DATASET SECTION:
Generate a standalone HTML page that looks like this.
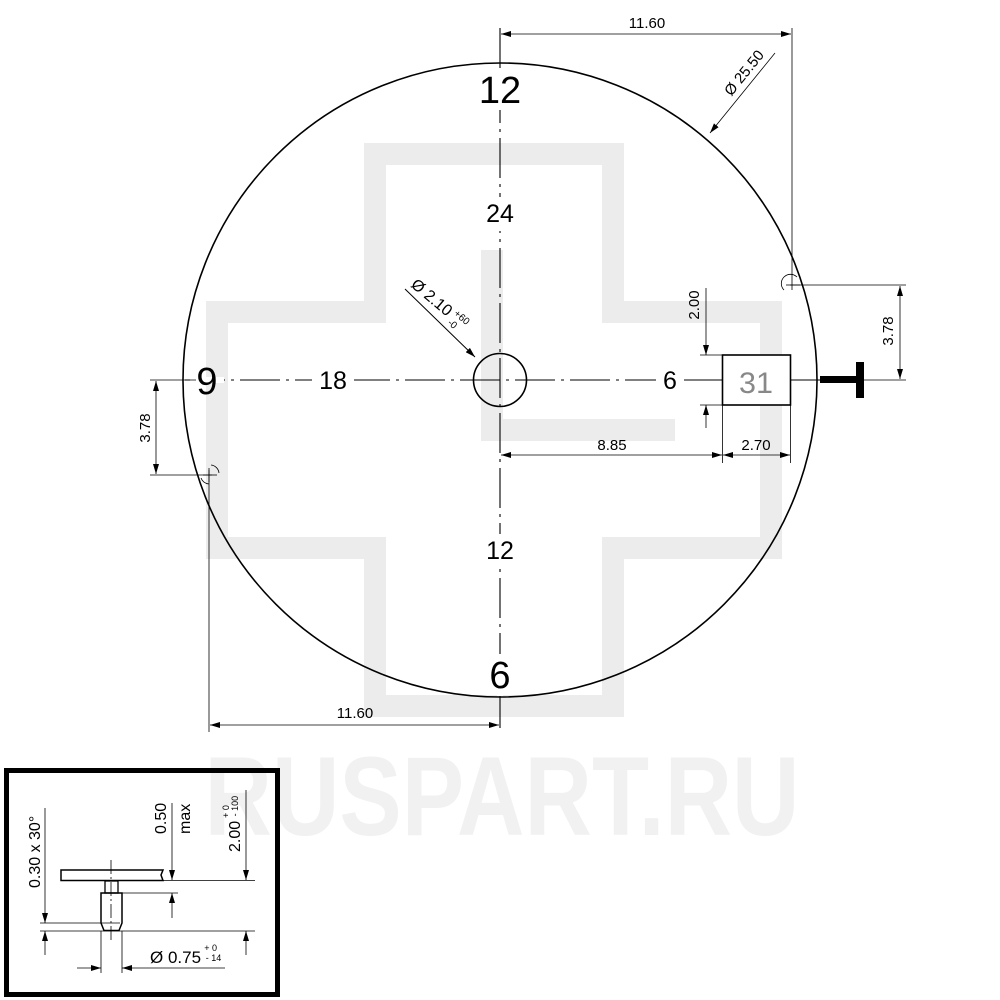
<!DOCTYPE html>
<html><head><meta charset="utf-8"><style>
html,body{margin:0;padding:0;background:#fff}
svg{display:block}
text{font-family:"Liberation Sans",Arial,sans-serif}
</style></head><body>
<svg width="1000" height="1000" viewBox="0 0 1000 1000" xmlns="http://www.w3.org/2000/svg">
<defs>
<marker id="a" viewBox="0 0 10 6" refX="10" refY="3" markerWidth="10" markerHeight="6" orient="auto-start-reverse" markerUnits="userSpaceOnUse"><path d="M0,0 L10,3 L0,6 z" fill="#000"/></marker>
</defs>
<!-- watermark -->
<g fill="none" stroke="#ececec" stroke-width="22">
<path d="M375,154 H613 V312 H771 V548 H613 V706 H375 V548 H217 V312 H375 Z"/>
<path d="M492,250 V430 H675"/>
</g>
<text x="502" y="835" font-size="112" font-weight="bold" fill="#f1f1f1" text-anchor="middle" textLength="595" lengthAdjust="spacingAndGlyphs">RUSPART.RU</text>

<!-- main circle -->
<circle cx="500" cy="380" r="317" fill="none" stroke="#000" stroke-width="1.6"/>
<!-- center lines -->
<g stroke="#000" stroke-width="1.1" stroke-dasharray="40,6,3,6">
<line x1="500" y1="28" x2="500" y2="732"/>
<line x1="185" y1="380" x2="722" y2="380"/>
</g>
<!-- label gaps (thin, only over the lines) -->
<g fill="#fff">
<rect x="497" y="70" width="6" height="40"/>
<rect x="497" y="197" width="6" height="34"/>
<rect x="497" y="534" width="6" height="34"/>
<rect x="497" y="654" width="6" height="42"/>
<rect x="190" y="377" width="34" height="6"/>
<rect x="312" y="377" width="42" height="6"/>
<rect x="656" y="377" width="28" height="6"/>
</g>
<g fill="#000" text-anchor="middle">
<text x="500" y="103" font-size="38">12</text>
<text x="500" y="222" font-size="25">24</text>
<text x="500" y="559" font-size="25">12</text>
<text x="500" y="688" font-size="38">6</text>
<text x="207" y="394" font-size="38">9</text>
<text x="333" y="389" font-size="25">18</text>
<text x="670" y="389" font-size="25">6</text>
</g>
<circle cx="500" cy="380" r="26.5" fill="none" stroke="#000" stroke-width="1.6"/>
<!-- hole leader -->
<line x1="405" y1="289" x2="475" y2="357" stroke="#000" stroke-width="1" marker-end="url(#a)"/>
<text transform="translate(410,286) rotate(40)" font-size="16">Ø 2.10 <tspan font-size="10" dy="5">-0</tspan><tspan font-size="10" dx="-10" dy="-11">+60</tspan></text>

<!-- 31 box -->
<rect x="722.5" y="355" width="68" height="50" fill="#fff" stroke="#000" stroke-width="1.6"/>
<text x="756" y="393" font-size="30" fill="#888" text-anchor="middle" textLength="34" lengthAdjust="spacingAndGlyphs">31</text>
<line x1="705" y1="380" x2="722" y2="380" stroke="#000" stroke-width="1"/>
<line x1="791" y1="380" x2="820" y2="380" stroke="#000" stroke-width="1"/>
<rect x="820" y="376" width="40" height="7" fill="#000"/>
<rect x="856" y="362" width="8" height="36" fill="#000"/>

<!-- dims -->
<g stroke="#000" stroke-width="0.8" fill="none">
<line x1="500" y1="28" x2="500" y2="40"/>
<line x1="792" y1="28" x2="792" y2="290"/>
<line x1="501" y1="34" x2="791" y2="34" marker-start="url(#a)" marker-end="url(#a)"/>
<line x1="775" y1="53" x2="710" y2="133" marker-end="url(#a)"/>
<line x1="790" y1="285" x2="906" y2="285"/>
<line x1="864" y1="380" x2="906" y2="380"/>
<line x1="900" y1="286" x2="900" y2="379" marker-start="url(#a)" marker-end="url(#a)"/>
<line x1="700" y1="355" x2="722" y2="355"/>
<line x1="700" y1="405" x2="722" y2="405"/>
<line x1="706" y1="288" x2="706" y2="355" marker-end="url(#a)"/>
<line x1="706" y1="428" x2="706" y2="405" marker-end="url(#a)"/>
<line x1="722.5" y1="405" x2="722.5" y2="463"/>
<line x1="790.5" y1="405" x2="790.5" y2="463"/>
<line x1="501" y1="455" x2="722" y2="455" marker-start="url(#a)" marker-end="url(#a)"/>
<line x1="723" y1="455" x2="790" y2="455" marker-start="url(#a)" marker-end="url(#a)"/>
<line x1="150" y1="380" x2="196" y2="380"/>
<line x1="150" y1="475" x2="212" y2="475"/>
<line x1="156" y1="381" x2="156" y2="474" marker-start="url(#a)" marker-end="url(#a)"/>
<line x1="209" y1="470" x2="209" y2="732"/>
<line x1="210" y1="725" x2="499" y2="725" marker-start="url(#a)" marker-end="url(#a)"/>
<path d="M784,290 A9,9 0 0 1 797,277"/>
<line x1="786" y1="285" x2="800" y2="285"/>
<path d="M219,473 A9,9 0 0 0 211,465"/>
<path d="M201,478 A9,9 0 0 0 209,484"/>
<line x1="203" y1="475" x2="217" y2="475"/>
<line x1="209" y1="468" x2="209" y2="482"/>
</g>
<g font-size="15" fill="#000" text-anchor="middle">
<text x="647" y="28">11.60</text>
<text transform="translate(748,76) rotate(-51)">Ø 25.50</text>
<text transform="translate(893,331) rotate(-90)">3.78</text>
<text transform="translate(699,305) rotate(-90)">2.00</text>
<text x="612" y="450">8.85</text>
<text x="756" y="450">2.70</text>
<text transform="translate(150,428) rotate(-90)">3.78</text>
<text x="355" y="718">11.60</text>
</g>

<!-- detail box -->
<rect x="6.5" y="770.5" width="271" height="224" fill="none" stroke="#000" stroke-width="5"/>
<g stroke="#000" fill="none">
<path d="M61,870 H163 L161,875 L163,880.5 H61 Z" stroke-width="1.5"/>
<rect x="105" y="881" width="13" height="12" stroke-width="1.3"/>
<path d="M101,893 H122 V923 L119,930.5 H104 L101,923 Z" stroke-width="1.5"/>
<line x1="111" y1="860" x2="111" y2="940" stroke-width="0.8" stroke-dasharray="14,3,2,3"/>
<g stroke-width="0.8">
<line x1="40" y1="923" x2="120" y2="923"/>
<line x1="40" y1="931" x2="255" y2="931"/>
<line x1="163" y1="880.5" x2="255" y2="880.5"/>
<line x1="118" y1="893" x2="178" y2="893"/>
<line x1="45" y1="808" x2="45" y2="923" marker-end="url(#a)"/>
<line x1="45" y1="955" x2="45" y2="931" marker-end="url(#a)"/>
<line x1="172" y1="803" x2="172" y2="880" marker-end="url(#a)"/>
<line x1="172" y1="918" x2="172" y2="893" marker-end="url(#a)"/>
<line x1="246" y1="790" x2="246" y2="880" marker-end="url(#a)"/>
<line x1="246" y1="955" x2="246" y2="931" marker-end="url(#a)"/>
<line x1="101" y1="931" x2="101" y2="973"/>
<line x1="122" y1="931" x2="122" y2="973"/>
<line x1="77" y1="968" x2="101" y2="968" marker-end="url(#a)"/>
<line x1="225" y1="968" x2="122" y2="968" marker-end="url(#a)"/>
</g>
</g>
<g fill="#000" font-size="16">
<text transform="translate(40,888) rotate(-90)">0.30 x 30°</text>
<text transform="translate(166,834) rotate(-90)">0.50</text>
<text transform="translate(190,834) rotate(-90)">max</text>
<text transform="translate(240,852) rotate(-90)">2.00 <tspan font-size="9" dy="-2">- 100</tspan><tspan font-size="9" dx="-22" dy="-9">+ 0</tspan></text>
<text x="150" y="963" font-size="17">Ø 0.75 <tspan font-size="9" dy="-2">- 14</tspan><tspan font-size="9" dx="-17" dy="-10">+ 0</tspan></text>
</g>
</svg>
</body></html>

AIM OF THE EXERCISE:
Output an exact copy of the material, with the pictures removed.

RESULT OF THIS EXERCISE:
Generate a standalone HTML page that looks like this.
<!DOCTYPE html>
<html><head><meta charset="utf-8"><style>
html,body{margin:0;padding:0;background:#fff}
svg{display:block}
text{font-family:"Liberation Sans",Arial,sans-serif}
</style></head><body>
<svg width="1000" height="1000" viewBox="0 0 1000 1000" xmlns="http://www.w3.org/2000/svg">
<defs>
<marker id="a" viewBox="0 0 10 6" refX="10" refY="3" markerWidth="10" markerHeight="6" orient="auto-start-reverse" markerUnits="userSpaceOnUse"><path d="M0,0 L10,3 L0,6 z" fill="#000"/></marker>
</defs>
<!-- watermark -->
<g fill="none" stroke="#ececec" stroke-width="22">
<path d="M375,154 H613 V312 H771 V548 H613 V706 H375 V548 H217 V312 H375 Z"/>
<path d="M492,250 V430 H675"/>
</g>
<text x="502" y="835" font-size="112" font-weight="bold" fill="#f1f1f1" text-anchor="middle" textLength="595" lengthAdjust="spacingAndGlyphs">RUSPART.RU</text>

<!-- main circle -->
<circle cx="500" cy="380" r="317" fill="none" stroke="#000" stroke-width="1.6"/>
<!-- center lines -->
<g stroke="#000" stroke-width="1.1" stroke-dasharray="40,6,3,6">
<line x1="500" y1="28" x2="500" y2="732"/>
<line x1="185" y1="380" x2="722" y2="380"/>
</g>
<!-- label gaps (thin, only over the lines) -->
<g fill="#fff">
<rect x="497" y="70" width="6" height="40"/>
<rect x="497" y="197" width="6" height="34"/>
<rect x="497" y="534" width="6" height="34"/>
<rect x="497" y="654" width="6" height="42"/>
<rect x="190" y="377" width="34" height="6"/>
<rect x="312" y="377" width="42" height="6"/>
<rect x="656" y="377" width="28" height="6"/>
</g>
<g fill="#000" text-anchor="middle">
<text x="500" y="103" font-size="38">12</text>
<text x="500" y="222" font-size="25">24</text>
<text x="500" y="559" font-size="25">12</text>
<text x="500" y="688" font-size="38">6</text>
<text x="207" y="394" font-size="38">9</text>
<text x="333" y="389" font-size="25">18</text>
<text x="670" y="389" font-size="25">6</text>
</g>
<circle cx="500" cy="380" r="26.5" fill="none" stroke="#000" stroke-width="1.6"/>
<!-- hole leader -->
<line x1="405" y1="289" x2="475" y2="357" stroke="#000" stroke-width="1" marker-end="url(#a)"/>
<text transform="translate(410,286) rotate(40)" font-size="16">Ø 2.10 <tspan font-size="10" dy="5">-0</tspan><tspan font-size="10" dx="-10" dy="-11">+60</tspan></text>

<!-- 31 box -->
<rect x="722.5" y="355" width="68" height="50" fill="#fff" stroke="#000" stroke-width="1.6"/>
<text x="756" y="393" font-size="30" fill="#888" text-anchor="middle" textLength="34" lengthAdjust="spacingAndGlyphs">31</text>
<line x1="705" y1="380" x2="722" y2="380" stroke="#000" stroke-width="1"/>
<line x1="791" y1="380" x2="820" y2="380" stroke="#000" stroke-width="1"/>
<rect x="820" y="376" width="40" height="7" fill="#000"/>
<rect x="856" y="362" width="8" height="36" fill="#000"/>

<!-- dims -->
<g stroke="#000" stroke-width="0.8" fill="none">
<line x1="500" y1="28" x2="500" y2="40"/>
<line x1="792" y1="28" x2="792" y2="290"/>
<line x1="501" y1="34" x2="791" y2="34" marker-start="url(#a)" marker-end="url(#a)"/>
<line x1="775" y1="53" x2="710" y2="133" marker-end="url(#a)"/>
<line x1="790" y1="285" x2="906" y2="285"/>
<line x1="864" y1="380" x2="906" y2="380"/>
<line x1="900" y1="286" x2="900" y2="379" marker-start="url(#a)" marker-end="url(#a)"/>
<line x1="700" y1="355" x2="722" y2="355"/>
<line x1="700" y1="405" x2="722" y2="405"/>
<line x1="706" y1="288" x2="706" y2="355" marker-end="url(#a)"/>
<line x1="706" y1="428" x2="706" y2="405" marker-end="url(#a)"/>
<line x1="722.5" y1="405" x2="722.5" y2="463"/>
<line x1="790.5" y1="405" x2="790.5" y2="463"/>
<line x1="501" y1="455" x2="722" y2="455" marker-start="url(#a)" marker-end="url(#a)"/>
<line x1="723" y1="455" x2="790" y2="455" marker-start="url(#a)" marker-end="url(#a)"/>
<line x1="150" y1="380" x2="196" y2="380"/>
<line x1="150" y1="475" x2="212" y2="475"/>
<line x1="156" y1="381" x2="156" y2="474" marker-start="url(#a)" marker-end="url(#a)"/>
<line x1="209" y1="470" x2="209" y2="732"/>
<line x1="210" y1="725" x2="499" y2="725" marker-start="url(#a)" marker-end="url(#a)"/>
<path d="M784,290 A9,9 0 0 1 797,277"/>
<line x1="786" y1="285" x2="800" y2="285"/>
<path d="M219,473 A9,9 0 0 0 211,465"/>
<path d="M201,478 A9,9 0 0 0 209,484"/>
<line x1="203" y1="475" x2="217" y2="475"/>
<line x1="209" y1="468" x2="209" y2="482"/>
</g>
<g font-size="15" fill="#000" text-anchor="middle">
<text x="647" y="28">11.60</text>
<text transform="translate(748,76) rotate(-51)">Ø 25.50</text>
<text transform="translate(893,331) rotate(-90)">3.78</text>
<text transform="translate(699,305) rotate(-90)">2.00</text>
<text x="612" y="450">8.85</text>
<text x="756" y="450">2.70</text>
<text transform="translate(150,428) rotate(-90)">3.78</text>
<text x="355" y="718">11.60</text>
</g>

<!-- detail box -->
<rect x="6.5" y="770.5" width="271" height="224" fill="none" stroke="#000" stroke-width="5"/>
<g stroke="#000" fill="none">
<path d="M61,870 H163 L161,875 L163,880.5 H61 Z" stroke-width="1.5"/>
<rect x="105" y="881" width="13" height="12" stroke-width="1.3"/>
<path d="M101,893 H122 V923 L119,930.5 H104 L101,923 Z" stroke-width="1.5"/>
<line x1="111" y1="860" x2="111" y2="940" stroke-width="0.8" stroke-dasharray="14,3,2,3"/>
<g stroke-width="0.8">
<line x1="40" y1="923" x2="120" y2="923"/>
<line x1="40" y1="931" x2="255" y2="931"/>
<line x1="163" y1="880.5" x2="255" y2="880.5"/>
<line x1="118" y1="893" x2="178" y2="893"/>
<line x1="45" y1="808" x2="45" y2="923" marker-end="url(#a)"/>
<line x1="45" y1="955" x2="45" y2="931" marker-end="url(#a)"/>
<line x1="172" y1="803" x2="172" y2="880" marker-end="url(#a)"/>
<line x1="172" y1="918" x2="172" y2="893" marker-end="url(#a)"/>
<line x1="246" y1="790" x2="246" y2="880" marker-end="url(#a)"/>
<line x1="246" y1="955" x2="246" y2="931" marker-end="url(#a)"/>
<line x1="101" y1="931" x2="101" y2="973"/>
<line x1="122" y1="931" x2="122" y2="973"/>
<line x1="77" y1="968" x2="101" y2="968" marker-end="url(#a)"/>
<line x1="225" y1="968" x2="122" y2="968" marker-end="url(#a)"/>
</g>
</g>
<g fill="#000" font-size="16">
<text transform="translate(40,888) rotate(-90)">0.30 x 30°</text>
<text transform="translate(166,834) rotate(-90)">0.50</text>
<text transform="translate(190,834) rotate(-90)">max</text>
<text transform="translate(240,852) rotate(-90)">2.00 <tspan font-size="9" dy="-2">- 100</tspan><tspan font-size="9" dx="-22" dy="-9">+ 0</tspan></text>
<text x="150" y="963" font-size="17">Ø 0.75 <tspan font-size="9" dy="-2">- 14</tspan><tspan font-size="9" dx="-17" dy="-10">+ 0</tspan></text>
</g>
</svg>
</body></html>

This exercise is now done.